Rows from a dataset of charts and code
══════════════════════════════
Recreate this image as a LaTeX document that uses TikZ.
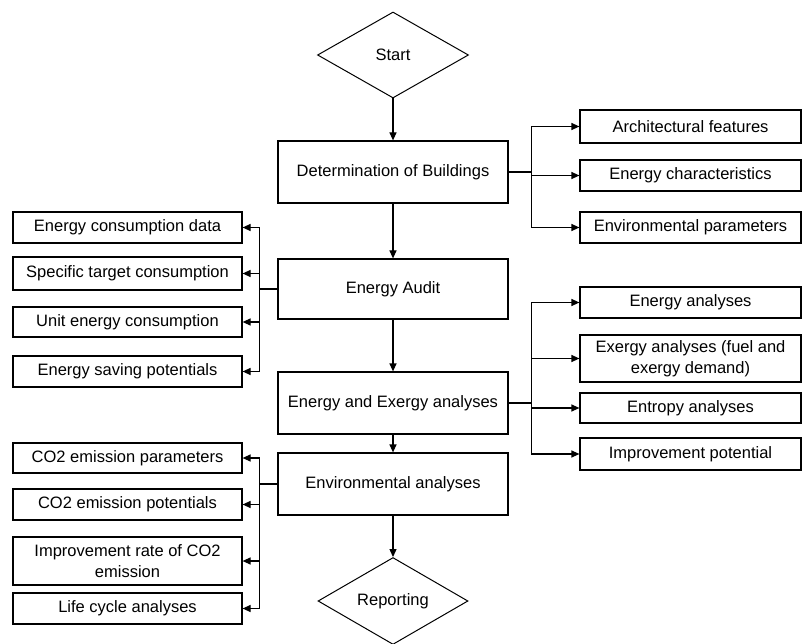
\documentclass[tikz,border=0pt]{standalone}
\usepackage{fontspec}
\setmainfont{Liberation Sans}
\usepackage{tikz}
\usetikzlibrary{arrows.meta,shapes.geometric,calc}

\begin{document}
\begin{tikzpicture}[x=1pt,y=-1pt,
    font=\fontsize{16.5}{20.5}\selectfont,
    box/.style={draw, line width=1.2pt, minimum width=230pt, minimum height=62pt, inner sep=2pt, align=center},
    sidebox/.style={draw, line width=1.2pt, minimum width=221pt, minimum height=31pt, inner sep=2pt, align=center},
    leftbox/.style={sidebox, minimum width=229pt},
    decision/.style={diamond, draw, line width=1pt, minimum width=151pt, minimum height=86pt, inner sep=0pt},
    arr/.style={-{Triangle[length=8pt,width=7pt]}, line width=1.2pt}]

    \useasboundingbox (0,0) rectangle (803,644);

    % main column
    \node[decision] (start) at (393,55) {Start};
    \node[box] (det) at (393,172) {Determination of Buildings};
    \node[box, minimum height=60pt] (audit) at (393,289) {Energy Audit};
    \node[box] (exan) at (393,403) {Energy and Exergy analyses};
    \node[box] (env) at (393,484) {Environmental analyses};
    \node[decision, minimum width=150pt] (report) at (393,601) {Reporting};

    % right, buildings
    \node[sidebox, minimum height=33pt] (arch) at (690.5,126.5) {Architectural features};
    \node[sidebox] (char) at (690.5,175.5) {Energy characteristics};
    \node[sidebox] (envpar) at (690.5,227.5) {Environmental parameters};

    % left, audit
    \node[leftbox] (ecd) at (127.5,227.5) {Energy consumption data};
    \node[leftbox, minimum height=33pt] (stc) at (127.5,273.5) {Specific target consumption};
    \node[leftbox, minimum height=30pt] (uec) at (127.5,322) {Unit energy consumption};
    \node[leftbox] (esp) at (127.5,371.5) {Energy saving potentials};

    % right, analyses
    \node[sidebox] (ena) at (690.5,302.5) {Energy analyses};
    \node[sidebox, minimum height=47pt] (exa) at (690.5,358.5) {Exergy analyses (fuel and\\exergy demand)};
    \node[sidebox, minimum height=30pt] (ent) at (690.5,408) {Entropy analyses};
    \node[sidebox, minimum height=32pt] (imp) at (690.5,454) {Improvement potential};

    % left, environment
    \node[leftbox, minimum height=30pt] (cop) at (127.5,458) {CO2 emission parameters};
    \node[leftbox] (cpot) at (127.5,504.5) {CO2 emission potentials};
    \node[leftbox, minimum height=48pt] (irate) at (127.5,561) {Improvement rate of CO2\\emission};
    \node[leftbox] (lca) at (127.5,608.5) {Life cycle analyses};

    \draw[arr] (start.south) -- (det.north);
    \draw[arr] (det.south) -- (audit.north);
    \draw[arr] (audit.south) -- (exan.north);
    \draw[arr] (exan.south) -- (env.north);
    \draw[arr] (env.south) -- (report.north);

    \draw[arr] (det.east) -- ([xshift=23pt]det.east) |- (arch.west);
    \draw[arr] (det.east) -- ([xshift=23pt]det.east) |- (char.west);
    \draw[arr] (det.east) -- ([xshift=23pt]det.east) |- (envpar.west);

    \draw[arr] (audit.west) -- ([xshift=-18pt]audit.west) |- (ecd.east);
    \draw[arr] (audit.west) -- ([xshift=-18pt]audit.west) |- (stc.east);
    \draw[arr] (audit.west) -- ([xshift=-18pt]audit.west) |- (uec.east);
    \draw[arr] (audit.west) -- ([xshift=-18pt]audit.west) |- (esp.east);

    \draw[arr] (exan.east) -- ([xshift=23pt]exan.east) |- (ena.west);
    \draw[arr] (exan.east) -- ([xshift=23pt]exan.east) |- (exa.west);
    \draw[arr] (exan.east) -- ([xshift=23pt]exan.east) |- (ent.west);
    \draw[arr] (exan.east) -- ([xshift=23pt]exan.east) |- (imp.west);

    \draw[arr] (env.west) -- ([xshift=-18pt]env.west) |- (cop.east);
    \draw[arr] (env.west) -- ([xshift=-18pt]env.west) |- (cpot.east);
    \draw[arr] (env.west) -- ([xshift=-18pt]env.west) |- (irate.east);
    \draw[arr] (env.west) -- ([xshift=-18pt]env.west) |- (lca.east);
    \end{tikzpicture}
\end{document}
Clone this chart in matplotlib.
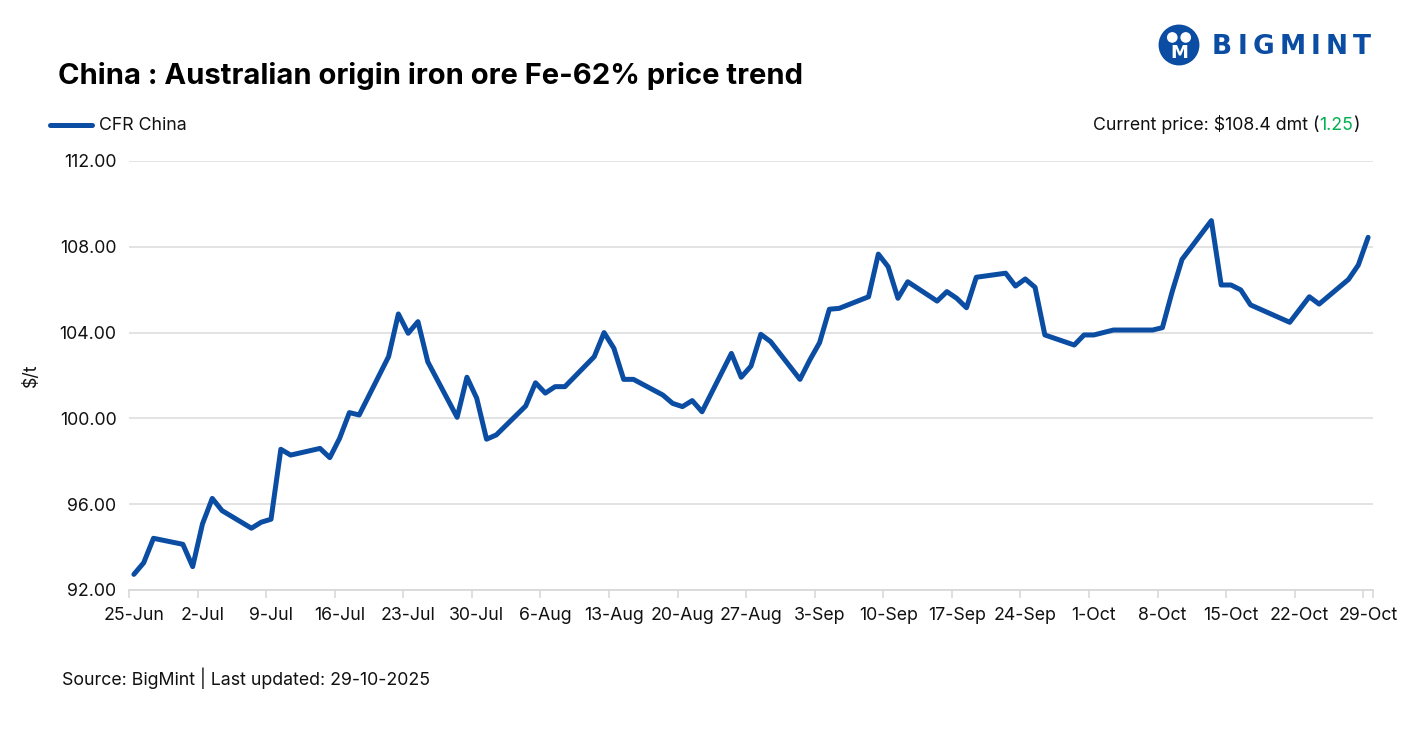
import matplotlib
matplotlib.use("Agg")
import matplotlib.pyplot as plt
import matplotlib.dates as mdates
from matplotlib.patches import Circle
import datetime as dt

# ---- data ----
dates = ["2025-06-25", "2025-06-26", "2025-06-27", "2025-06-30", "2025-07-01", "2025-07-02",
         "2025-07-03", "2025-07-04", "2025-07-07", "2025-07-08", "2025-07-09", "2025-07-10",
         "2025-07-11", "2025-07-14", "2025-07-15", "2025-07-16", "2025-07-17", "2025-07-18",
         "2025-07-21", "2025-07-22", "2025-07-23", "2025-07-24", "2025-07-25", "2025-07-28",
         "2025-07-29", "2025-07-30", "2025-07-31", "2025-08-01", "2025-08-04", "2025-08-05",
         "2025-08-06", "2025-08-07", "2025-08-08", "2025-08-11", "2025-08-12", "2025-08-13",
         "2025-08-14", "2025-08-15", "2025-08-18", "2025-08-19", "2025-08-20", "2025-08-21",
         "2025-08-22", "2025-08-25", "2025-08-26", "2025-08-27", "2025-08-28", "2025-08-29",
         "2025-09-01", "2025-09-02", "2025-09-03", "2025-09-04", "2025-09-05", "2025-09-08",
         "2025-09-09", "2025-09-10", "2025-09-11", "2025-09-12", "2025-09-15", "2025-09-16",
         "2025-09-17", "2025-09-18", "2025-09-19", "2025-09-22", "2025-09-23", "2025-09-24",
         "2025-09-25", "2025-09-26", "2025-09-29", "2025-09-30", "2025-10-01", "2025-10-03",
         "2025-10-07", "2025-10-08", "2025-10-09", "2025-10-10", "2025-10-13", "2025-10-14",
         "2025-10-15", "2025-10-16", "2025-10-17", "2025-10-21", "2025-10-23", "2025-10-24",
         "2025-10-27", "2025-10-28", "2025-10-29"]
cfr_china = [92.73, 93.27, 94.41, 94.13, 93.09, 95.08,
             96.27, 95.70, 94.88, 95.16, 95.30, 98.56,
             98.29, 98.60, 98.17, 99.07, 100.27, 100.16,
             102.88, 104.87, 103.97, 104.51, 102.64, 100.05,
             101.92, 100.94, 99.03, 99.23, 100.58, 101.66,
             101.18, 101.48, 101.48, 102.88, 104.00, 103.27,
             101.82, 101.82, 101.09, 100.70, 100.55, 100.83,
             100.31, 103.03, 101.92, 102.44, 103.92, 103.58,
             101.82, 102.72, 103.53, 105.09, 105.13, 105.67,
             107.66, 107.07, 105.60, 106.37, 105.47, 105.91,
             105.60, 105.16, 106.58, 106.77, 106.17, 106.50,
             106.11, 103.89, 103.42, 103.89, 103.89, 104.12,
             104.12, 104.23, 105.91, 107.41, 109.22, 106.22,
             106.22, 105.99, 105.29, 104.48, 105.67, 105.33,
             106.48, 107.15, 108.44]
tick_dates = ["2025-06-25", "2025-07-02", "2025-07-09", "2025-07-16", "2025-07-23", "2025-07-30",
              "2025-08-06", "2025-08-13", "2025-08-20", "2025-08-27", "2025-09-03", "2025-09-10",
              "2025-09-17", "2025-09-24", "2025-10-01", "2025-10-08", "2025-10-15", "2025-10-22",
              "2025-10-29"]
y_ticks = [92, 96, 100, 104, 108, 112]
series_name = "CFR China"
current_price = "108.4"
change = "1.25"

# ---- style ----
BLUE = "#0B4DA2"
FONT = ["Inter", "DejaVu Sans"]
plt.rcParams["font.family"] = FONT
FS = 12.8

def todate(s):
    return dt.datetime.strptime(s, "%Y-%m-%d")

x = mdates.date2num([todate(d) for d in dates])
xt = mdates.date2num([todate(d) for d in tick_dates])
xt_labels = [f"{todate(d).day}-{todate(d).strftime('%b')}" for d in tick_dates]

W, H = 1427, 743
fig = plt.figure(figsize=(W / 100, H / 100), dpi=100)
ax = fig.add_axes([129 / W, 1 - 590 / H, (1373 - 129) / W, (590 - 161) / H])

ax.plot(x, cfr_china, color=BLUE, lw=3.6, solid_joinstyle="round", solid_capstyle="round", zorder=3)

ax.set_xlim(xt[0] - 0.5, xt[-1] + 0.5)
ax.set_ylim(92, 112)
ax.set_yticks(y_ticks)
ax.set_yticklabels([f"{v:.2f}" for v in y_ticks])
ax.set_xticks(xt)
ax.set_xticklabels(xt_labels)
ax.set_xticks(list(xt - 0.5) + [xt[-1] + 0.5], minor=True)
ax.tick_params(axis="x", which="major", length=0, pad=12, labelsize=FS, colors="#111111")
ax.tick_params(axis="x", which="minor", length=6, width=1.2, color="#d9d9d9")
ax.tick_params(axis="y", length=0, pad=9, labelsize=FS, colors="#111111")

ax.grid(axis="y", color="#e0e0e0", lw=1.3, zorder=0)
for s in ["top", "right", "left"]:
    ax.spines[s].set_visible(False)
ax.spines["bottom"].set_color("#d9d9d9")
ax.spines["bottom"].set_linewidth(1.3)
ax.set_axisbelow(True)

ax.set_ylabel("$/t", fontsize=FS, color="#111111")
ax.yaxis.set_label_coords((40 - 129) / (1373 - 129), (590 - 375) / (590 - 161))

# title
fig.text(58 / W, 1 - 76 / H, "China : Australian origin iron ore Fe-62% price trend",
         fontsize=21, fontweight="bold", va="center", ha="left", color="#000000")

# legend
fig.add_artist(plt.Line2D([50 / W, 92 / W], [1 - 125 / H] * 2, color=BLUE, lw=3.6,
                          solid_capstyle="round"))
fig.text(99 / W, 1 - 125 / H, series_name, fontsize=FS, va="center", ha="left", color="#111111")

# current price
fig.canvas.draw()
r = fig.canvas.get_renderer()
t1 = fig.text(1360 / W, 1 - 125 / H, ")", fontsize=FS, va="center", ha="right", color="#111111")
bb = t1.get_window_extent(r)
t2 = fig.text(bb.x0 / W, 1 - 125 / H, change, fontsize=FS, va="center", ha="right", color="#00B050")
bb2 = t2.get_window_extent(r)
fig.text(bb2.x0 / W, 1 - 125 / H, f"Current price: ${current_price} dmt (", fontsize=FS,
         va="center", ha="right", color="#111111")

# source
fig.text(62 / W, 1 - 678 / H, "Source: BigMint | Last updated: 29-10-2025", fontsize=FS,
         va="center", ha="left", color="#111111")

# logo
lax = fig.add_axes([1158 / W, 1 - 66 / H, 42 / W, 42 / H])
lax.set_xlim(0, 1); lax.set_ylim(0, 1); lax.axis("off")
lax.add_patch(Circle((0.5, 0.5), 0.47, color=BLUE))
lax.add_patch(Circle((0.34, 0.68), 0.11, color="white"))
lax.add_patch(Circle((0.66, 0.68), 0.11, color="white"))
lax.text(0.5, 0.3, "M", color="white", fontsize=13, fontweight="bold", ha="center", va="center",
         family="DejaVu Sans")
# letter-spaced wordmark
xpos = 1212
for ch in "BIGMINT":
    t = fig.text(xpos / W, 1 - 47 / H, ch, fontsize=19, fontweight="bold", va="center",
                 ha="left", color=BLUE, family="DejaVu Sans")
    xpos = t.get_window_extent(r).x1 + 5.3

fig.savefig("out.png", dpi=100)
══════════════════════════════
■ Prompt: Exactly the lines from the one with "Clone this chart in matplotlib." through the one with "import datetime as dt" are to be reproduced, and no pictures with them.

■ Result of this exercise:
Clone this chart in matplotlib.
import matplotlib
matplotlib.use("Agg")
import matplotlib.pyplot as plt
import matplotlib.dates as mdates
from matplotlib.patches import Circle
import datetime as dt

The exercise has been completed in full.